O técnico chama de "família" o grupo treinado por ele na Academia Champion, na Cidade Nova, onde Acelino "Popó" Freitas virou estrela. "Eu os oriento como faço com meu filho. Sei que eles estão virando adultos agora, e é difícil abdicar de tudo pelo boxe".

Dúbio- Segundo o psicólogo do esporte Rafael Tedesqui, o conflito juventude e responsabilidade pode ter resultados opostos. "A pressão da mídia, dos técnicos e dos pais pode exercer influência muito negativa se o atleta não estiver bem psicologicamente". Ele explica que esportistas não podem ter prejuízo tão grande, sob risco de ter depressão e burnout [exaustão e queda de interesse no trabalho].

Mayra Aguiar tenta fugir disso. A gaúcha não passou pelas dificuldades de Everton Lopes, mas também abandonou os estudos para se dedicar só ao judô. Embora a decisão tenha sido "pensada", ela se ressente da vida social, reduzida ao esporte. "Sinto falta de falar sobre outras coisas, de ter outros amigos. Minhas relações são todas do judô".

Mas Mayra mantém o bom humor. "Meus pais estão abrindo mão de muitas coisas para eu viver este sonho. A geladeira lá de casa, por exemplo, não tem a menor graça. É só alimento saudável!"

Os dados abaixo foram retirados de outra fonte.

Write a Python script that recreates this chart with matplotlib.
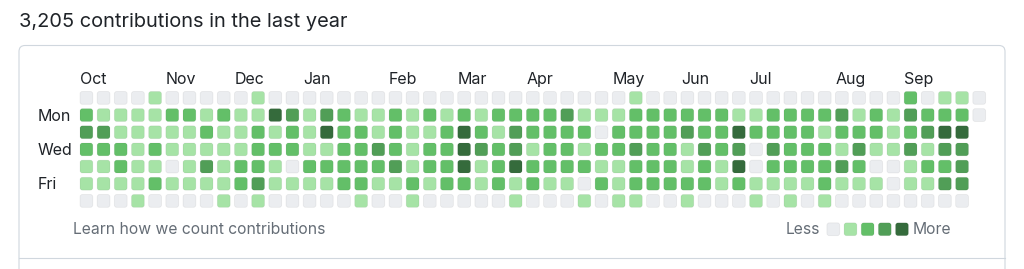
import matplotlib
matplotlib.use('Agg')
import matplotlib.pyplot as plt
from matplotlib.patches import FancyBboxPatch

plt.rcParams['font.family'] = ['Inter', 'DejaVu Sans']

title = '3,205 contributions in the last year'
months = ['Oct', 'Nov', 'Dec', 'Jan', 'Feb', 'Mar', 'Apr', 'May', 'Jun', 'Jul', 'Aug', 'Sep']
month_weeks = [0, 5, 9, 13, 18, 22, 26, 31, 35, 39, 44, 48]
day_labels = ['Mon', 'Wed', 'Fri']
day_rows = [1, 3, 5]

# contribution level (0-4) per week, one list per weekday
sun = [0, 0, 0, 0, 1, 0, 0, 0, 0, 0, 1, 0, 0,
       0, 0, 0, 0, 0, 0, 0, 0, 0, 0, 0, 0, 0, 0,
       0, 0, 0, 0, 0, 1, 0, 0, 0, 0, 0, 0, 0,
       0, 0, 0, 0, 0, 0, 0, 0, 2, 0, 1, 1, 0]
mon = [2, 1, 1, 1, 1, 2, 2, 1, 2, 1, 1, 4, 3,
       1, 3, 2, 1, 1, 2, 1, 2, 1, 2, 1, 2, 2, 2,
       2, 3, 1, 1, 1, 2, 2, 2, 2, 2, 2, 1, 1,
       2, 2, 2, 2, 3, 1, 2, 1, 3, 2, 2, 2, 0]
tue = [3, 3, 1, 1, 1, 1, 1, 2, 1, 1, 2, 1, 2,
       1, 4, 2, 2, 1, 2, 1, 1, 2, 4, 2, 1, 3, 2,
       2, 2, 2, 0, 2, 2, 2, 2, 3, 2, 2, 4, 2,
       2, 2, 2, 1, 2, 2, 2, 1, 2, 3, 4, 4]
wed = [2, 2, 2, 1, 2, 1, 1, 1, 1, 1, 2, 2, 2,
       1, 1, 2, 2, 3, 2, 1, 2, 2, 4, 3, 2, 3, 1,
       2, 2, 1, 2, 2, 3, 2, 2, 1, 3, 2, 3, 0,
       3, 2, 2, 2, 1, 3, 1, 1, 3, 1, 3, 3]
thu = [1, 1, 2, 1, 1, 0, 1, 3, 1, 2, 2, 1, 0,
       2, 2, 2, 2, 2, 3, 1, 2, 2, 4, 1, 2, 4, 2,
       2, 2, 2, 1, 1, 2, 2, 2, 1, 2, 1, 4, 0,
       2, 2, 2, 2, 3, 2, 0, 0, 1, 2, 2, 3]
fri = [1, 1, 1, 1, 2, 1, 1, 1, 1, 2, 3, 1, 1,
       1, 1, 2, 2, 1, 1, 2, 1, 2, 2, 1, 2, 1, 2,
       1, 1, 0, 2, 1, 2, 2, 2, 2, 2, 1, 2, 1,
       1, 1, 1, 2, 1, 1, 1, 0, 1, 1, 3, 3]
sat = [0, 0, 0, 1, 0, 0, 0, 0, 1, 0, 1, 0, 0,
       0, 0, 0, 1, 0, 0, 1, 0, 0, 0, 0, 0, 1, 0,
       0, 0, 1, 0, 1, 1, 0, 0, 1, 0, 0, 0, 1,
       0, 1, 0, 1, 0, 0, 0, 0, 0, 0, 0, 0]
weekdays = [sun, mon, tue, wed, thu, fri, sat]

palette = ['#ebedf0', '#a6e3a6', '#63bf68', '#519e57', '#356b3c']
text_dark = '#1f2328'
text_gray = '#656d76'

W, H = 1024, 269
pitch = 17.17
size = 12.8 / pitch

fig = plt.figure(figsize=(W / 100, H / 100), dpi=100)

# background axes in pixel units for frame and loose text
bg = fig.add_axes([0, 0, 1, 1])
bg.set_xlim(0, W)
bg.set_ylim(H, 0)
bg.axis('off')

bg.add_patch(FancyBboxPatch((19, 45.5), 986, 300, boxstyle='round,pad=0,rounding_size=6',
                            fc='white', ec='#d0d7de', lw=0.8))
bg.plot([19, 1005], [257.5, 257.5], color='#d0d7de', lw=0.8)

bg.text(19, 27, title, fontsize=14.4, color=text_dark, va='baseline', ha='left')
bg.text(73, 230, 'Learn how we count contributions', fontsize=11.3,
        color=text_gray, va='center', ha='left')
bg.text(820, 230, 'Less', fontsize=11.3, color=text_gray, va='center', ha='right')
bg.text(913, 230, 'More', fontsize=11.3, color=text_gray, va='center', ha='left')

# calendar axes: one unit per week / weekday
x0 = 86.4 - pitch / 2
y0 = 97.9 - pitch / 2
ax = fig.add_axes([x0 / W, 1 - (y0 + 7 * pitch) / H, 53 * pitch / W, 7 * pitch / H])
ax.set_xlim(-0.5, 52.5)
ax.set_ylim(6.5, -0.5)
ax.axis('off')


def cell(x, y, level):
    ax.add_patch(FancyBboxPatch((x - size / 2, y - size / 2), size, size,
                                boxstyle='round,pad=0,rounding_size=0.14',
                                fc=palette[level], ec=(0, 0, 0, 0.06), lw=0.6,
                                clip_on=False))


for r, row in enumerate(weekdays):
    for c, level in enumerate(row):
        cell(c, r, level)

for name, wk in zip(months, month_weeks):
    ax.text(wk - size / 2, -0.8, name, fontsize=11.5, color=text_dark,
            ha='left', va='baseline')

for name, r in zip(day_labels, day_rows):
    ax.text(-2.82, r + 0.32, name, fontsize=11.5, color=text_dark,
            ha='left', va='baseline')

# legend swatches
for k in range(len(palette)):
    cell(43.5 + k, 7.65, k)

fig.savefig('out.png', dpi=100)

Profissionalismo pode ser paixão ou desafio

Jefferson Lacerda foi um dos três canoistas brasileiros nos Jogos de Barcelona, em 1992, a primeira em que o Brasil esteve representado na modalidade. Agora treinador, ele não vê grandes diferenças no apoio ao esporte olímpico, 16 anos depois. "O Brasil continua investindo nos atletas de ponta e deixando a base desprotegida".

Para ele, o potencial dos jovens atletas é, quase sempre, conhecido "na tora". "Fui às Olimpíadas porque dei sorte de minha escola incentivar o esporte. Conheci a canoagem e corri atrás, porque percebi que dependeria só de mim. Os meninos que treino ainda têm de fazer a mesma coisa".

O Bolsa-Atleta, principal iniciativa do Governo para remunerar esportistas, ainda é para poucos. Para receber a ajuda de um salário mínimo [R$ 415], o candidato precisa ter ficado entre os três melhores de sua modalidade nas Olimpíadas Escolares, evento nacional que acontece a cada ano.

Diferente - Luiza Almeida é exceção entre os atletas brasileiros. De família tradicional, não enfrentou os empecilhos habituais. Para ela, porém, não foi por isso que chegou tão cedo aos Jogos Olímpicos  tem apenas 16 anos. "Nunca pensei na minha idade como uma coisa ruim, pois ela mostra que a dedicação é o fator mais importante para conquistar seus sonhos, e não a experiência ou a classe social".

O psicólogo Rafael Tedesqui avalia que, muitas vezes, a condição financeira do atleta influencia no rendimento, já que a pressão costuma ser maior para aqueles que são considerados a esperança da família. "Para quem não vê o esporte como única alternativa, a tranqüilidade costuma ser maior. Já quem recebe o rótulo de salvação da família pode ter uma frustração maior, por conta da quantidade de expectativas depositadas".

Tedesqui, entretanto, lembra que há muitos atletas, que, como Everton Lopes, se dizem melhores quando enfrentam obstáculos. "Às vezes, por maior que seja a cobrança, a pessoa até só funciona bem diante da necessidade".